### THE EXERCISE
Collect all lines from the records below that include the word "this".
* start TASK INPUT *
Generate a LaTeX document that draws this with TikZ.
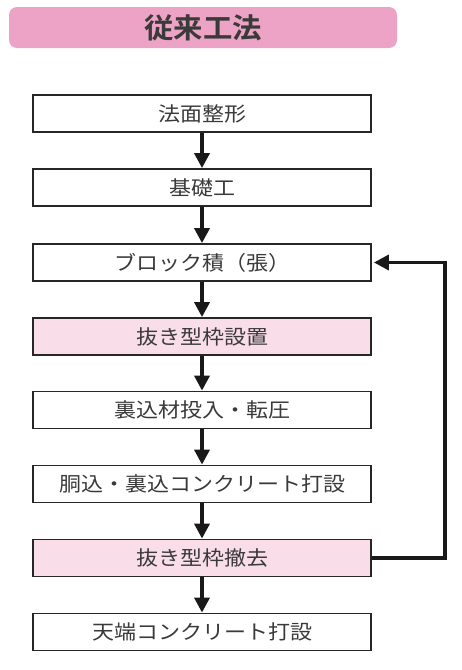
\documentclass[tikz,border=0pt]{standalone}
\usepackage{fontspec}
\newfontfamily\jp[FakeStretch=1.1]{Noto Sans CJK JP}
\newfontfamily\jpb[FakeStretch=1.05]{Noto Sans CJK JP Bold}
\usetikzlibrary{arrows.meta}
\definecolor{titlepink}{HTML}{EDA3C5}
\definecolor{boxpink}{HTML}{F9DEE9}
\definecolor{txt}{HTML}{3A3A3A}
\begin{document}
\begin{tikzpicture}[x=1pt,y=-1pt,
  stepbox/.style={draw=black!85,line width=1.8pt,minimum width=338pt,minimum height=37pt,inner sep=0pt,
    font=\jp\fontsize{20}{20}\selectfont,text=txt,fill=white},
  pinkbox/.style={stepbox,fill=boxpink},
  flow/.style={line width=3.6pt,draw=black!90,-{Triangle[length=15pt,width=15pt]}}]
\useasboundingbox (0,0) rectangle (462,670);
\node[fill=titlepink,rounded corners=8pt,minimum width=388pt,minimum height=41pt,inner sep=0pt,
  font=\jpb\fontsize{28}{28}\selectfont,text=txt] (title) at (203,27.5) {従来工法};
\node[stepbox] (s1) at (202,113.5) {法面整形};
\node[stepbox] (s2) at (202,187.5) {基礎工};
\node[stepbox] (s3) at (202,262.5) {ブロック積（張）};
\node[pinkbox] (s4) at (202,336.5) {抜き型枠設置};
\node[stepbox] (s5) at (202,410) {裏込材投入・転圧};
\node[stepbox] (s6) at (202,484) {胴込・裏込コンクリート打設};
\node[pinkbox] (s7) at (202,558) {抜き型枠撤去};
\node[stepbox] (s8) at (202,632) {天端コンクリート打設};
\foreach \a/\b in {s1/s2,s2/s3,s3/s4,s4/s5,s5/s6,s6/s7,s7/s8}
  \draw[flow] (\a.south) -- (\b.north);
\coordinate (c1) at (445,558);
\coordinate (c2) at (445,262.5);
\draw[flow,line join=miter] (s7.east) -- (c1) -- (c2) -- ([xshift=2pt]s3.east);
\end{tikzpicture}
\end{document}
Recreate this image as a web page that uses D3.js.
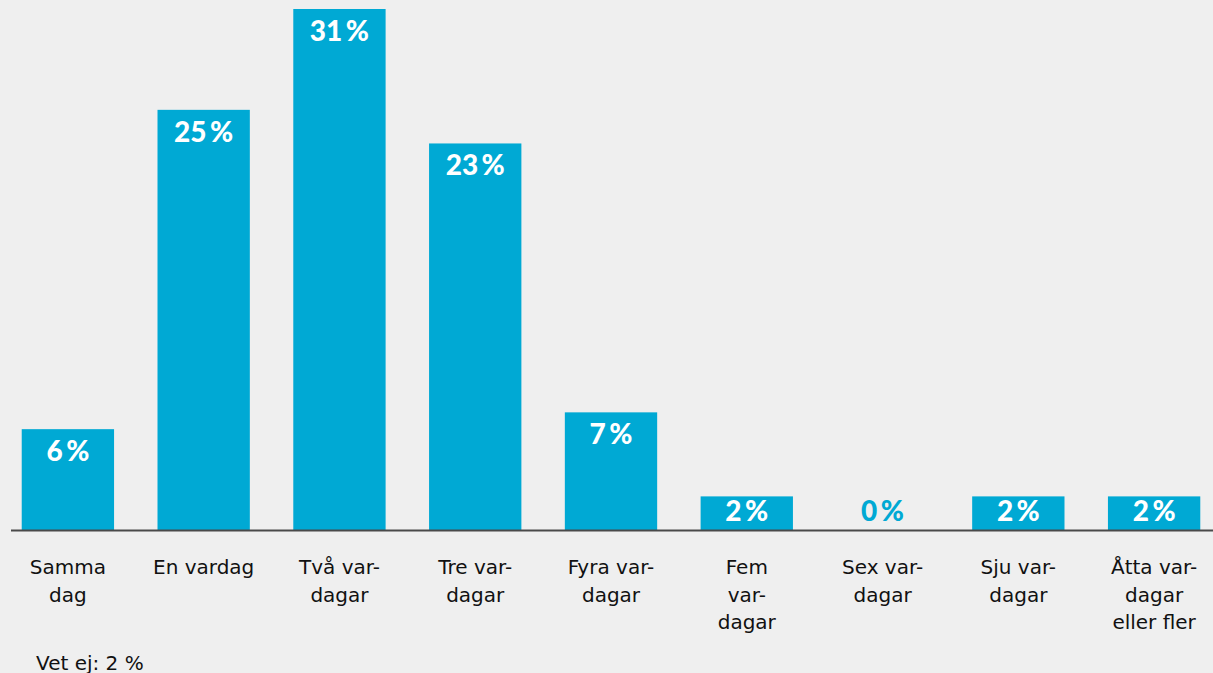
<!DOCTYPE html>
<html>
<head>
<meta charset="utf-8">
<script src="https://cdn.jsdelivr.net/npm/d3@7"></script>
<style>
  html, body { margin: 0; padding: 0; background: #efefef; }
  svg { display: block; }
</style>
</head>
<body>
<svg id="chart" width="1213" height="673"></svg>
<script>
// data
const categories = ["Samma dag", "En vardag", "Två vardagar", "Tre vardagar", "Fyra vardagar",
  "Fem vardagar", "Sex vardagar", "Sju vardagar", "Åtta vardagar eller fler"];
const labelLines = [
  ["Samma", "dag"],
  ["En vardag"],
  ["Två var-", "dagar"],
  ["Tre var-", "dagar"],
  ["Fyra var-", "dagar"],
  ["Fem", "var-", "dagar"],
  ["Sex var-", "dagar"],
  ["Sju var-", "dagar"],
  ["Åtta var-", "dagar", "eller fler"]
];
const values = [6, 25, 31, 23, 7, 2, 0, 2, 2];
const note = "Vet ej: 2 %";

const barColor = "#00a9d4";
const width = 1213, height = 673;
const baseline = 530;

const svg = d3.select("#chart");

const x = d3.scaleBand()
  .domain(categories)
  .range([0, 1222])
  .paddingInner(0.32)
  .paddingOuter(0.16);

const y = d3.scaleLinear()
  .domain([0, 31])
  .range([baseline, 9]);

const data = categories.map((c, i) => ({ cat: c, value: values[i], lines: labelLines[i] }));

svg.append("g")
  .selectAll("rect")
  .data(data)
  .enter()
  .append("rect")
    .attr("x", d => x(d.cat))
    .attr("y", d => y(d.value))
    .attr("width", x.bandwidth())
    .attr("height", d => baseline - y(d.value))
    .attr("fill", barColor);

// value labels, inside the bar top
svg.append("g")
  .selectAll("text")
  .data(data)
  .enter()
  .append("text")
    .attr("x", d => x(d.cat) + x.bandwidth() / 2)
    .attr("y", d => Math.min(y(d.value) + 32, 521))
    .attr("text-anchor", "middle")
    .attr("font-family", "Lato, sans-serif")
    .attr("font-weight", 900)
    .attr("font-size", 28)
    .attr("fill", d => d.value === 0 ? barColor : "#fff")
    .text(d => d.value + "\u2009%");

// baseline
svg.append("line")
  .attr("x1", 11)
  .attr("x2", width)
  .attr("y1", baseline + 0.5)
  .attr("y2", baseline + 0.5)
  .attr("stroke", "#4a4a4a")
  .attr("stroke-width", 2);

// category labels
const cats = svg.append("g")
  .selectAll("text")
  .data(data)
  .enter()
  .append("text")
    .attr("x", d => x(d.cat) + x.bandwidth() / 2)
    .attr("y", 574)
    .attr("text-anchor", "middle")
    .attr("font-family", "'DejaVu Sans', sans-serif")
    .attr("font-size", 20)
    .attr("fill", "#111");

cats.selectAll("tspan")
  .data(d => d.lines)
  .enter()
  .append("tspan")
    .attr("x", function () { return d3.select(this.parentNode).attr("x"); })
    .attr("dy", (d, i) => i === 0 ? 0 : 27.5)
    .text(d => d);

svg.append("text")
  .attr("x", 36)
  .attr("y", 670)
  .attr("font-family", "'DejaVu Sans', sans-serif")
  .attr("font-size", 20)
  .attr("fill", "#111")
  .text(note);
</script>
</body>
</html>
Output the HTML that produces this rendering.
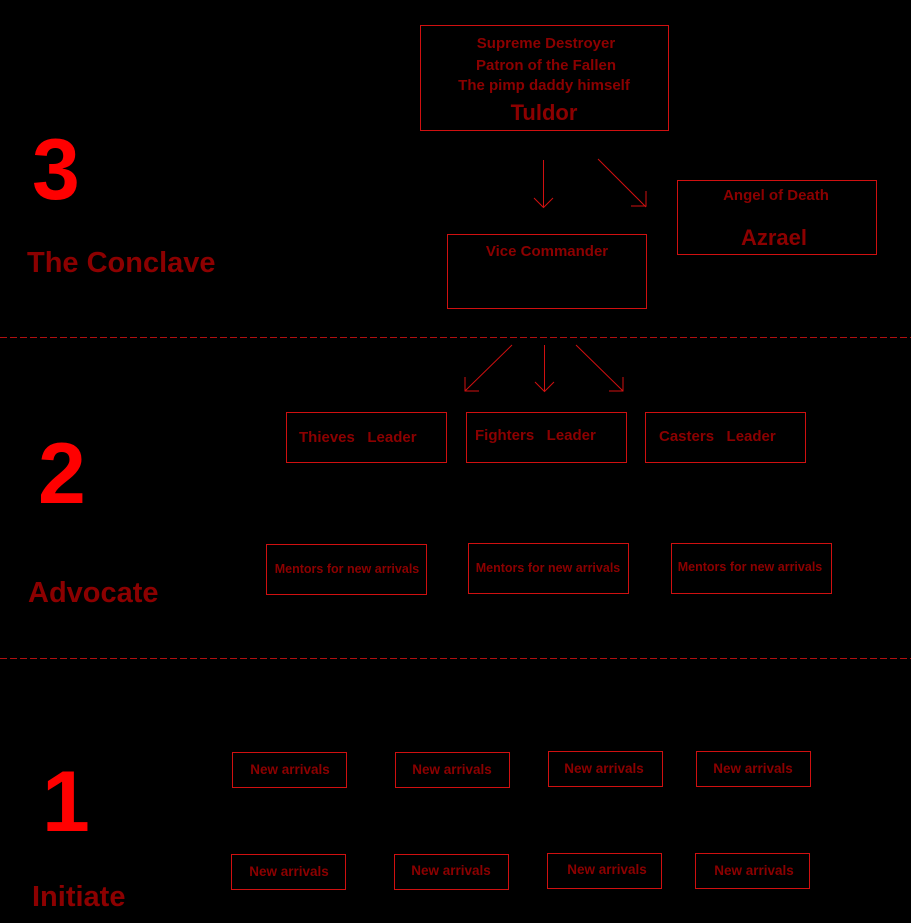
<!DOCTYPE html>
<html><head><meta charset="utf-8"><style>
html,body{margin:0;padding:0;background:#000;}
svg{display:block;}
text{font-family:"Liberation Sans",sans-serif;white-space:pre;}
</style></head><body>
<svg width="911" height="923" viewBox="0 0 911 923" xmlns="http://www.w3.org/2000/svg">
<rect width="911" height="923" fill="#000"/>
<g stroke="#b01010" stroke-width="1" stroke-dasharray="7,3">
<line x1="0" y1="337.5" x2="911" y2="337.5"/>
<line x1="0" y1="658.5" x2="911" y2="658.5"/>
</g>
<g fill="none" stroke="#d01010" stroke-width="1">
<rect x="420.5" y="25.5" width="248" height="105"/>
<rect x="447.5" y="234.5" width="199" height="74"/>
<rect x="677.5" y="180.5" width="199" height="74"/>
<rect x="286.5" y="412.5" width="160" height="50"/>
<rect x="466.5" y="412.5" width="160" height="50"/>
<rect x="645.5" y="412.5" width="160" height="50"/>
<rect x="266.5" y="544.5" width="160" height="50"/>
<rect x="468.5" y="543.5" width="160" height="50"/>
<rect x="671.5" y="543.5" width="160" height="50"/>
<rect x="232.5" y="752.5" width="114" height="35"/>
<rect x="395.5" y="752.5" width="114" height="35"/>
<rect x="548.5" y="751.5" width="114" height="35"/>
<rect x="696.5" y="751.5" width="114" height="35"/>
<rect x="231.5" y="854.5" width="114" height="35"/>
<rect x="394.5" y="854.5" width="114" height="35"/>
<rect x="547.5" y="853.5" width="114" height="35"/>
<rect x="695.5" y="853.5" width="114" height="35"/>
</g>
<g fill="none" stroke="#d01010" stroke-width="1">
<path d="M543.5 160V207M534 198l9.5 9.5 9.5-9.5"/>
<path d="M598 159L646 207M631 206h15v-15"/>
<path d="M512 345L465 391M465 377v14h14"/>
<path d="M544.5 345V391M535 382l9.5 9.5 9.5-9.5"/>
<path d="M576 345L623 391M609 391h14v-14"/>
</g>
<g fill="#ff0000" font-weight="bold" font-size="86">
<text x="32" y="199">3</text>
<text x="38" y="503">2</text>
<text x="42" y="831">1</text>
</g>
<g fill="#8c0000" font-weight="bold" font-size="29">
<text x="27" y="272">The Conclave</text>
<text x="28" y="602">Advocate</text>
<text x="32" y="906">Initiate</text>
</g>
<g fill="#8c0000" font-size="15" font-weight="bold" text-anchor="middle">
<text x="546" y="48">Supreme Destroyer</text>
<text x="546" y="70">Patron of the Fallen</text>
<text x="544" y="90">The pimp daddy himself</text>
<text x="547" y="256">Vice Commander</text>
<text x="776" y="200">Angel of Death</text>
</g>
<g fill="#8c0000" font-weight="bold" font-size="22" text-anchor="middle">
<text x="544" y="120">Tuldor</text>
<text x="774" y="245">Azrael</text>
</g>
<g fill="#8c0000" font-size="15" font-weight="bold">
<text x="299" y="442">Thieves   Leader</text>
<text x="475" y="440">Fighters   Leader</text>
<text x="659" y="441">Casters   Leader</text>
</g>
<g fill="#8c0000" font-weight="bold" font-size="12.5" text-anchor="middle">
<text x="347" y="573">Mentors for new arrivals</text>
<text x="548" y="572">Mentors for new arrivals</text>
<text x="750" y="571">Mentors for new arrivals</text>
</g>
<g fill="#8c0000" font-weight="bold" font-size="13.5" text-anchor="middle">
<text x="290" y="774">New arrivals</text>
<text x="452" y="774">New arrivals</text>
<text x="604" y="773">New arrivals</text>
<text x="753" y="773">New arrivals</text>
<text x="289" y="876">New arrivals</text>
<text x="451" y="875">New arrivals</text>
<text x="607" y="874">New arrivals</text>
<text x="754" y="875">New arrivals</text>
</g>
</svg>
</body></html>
* end TASK INPUT *
### WORKED SOLUTION
Generate a LaTeX document that draws this with TikZ.
Recreate this image as a web page that uses D3.js.
    .attr("x", function () { return d3.select(this.parentNode).attr("x"); })
Output the HTML that produces this rendering.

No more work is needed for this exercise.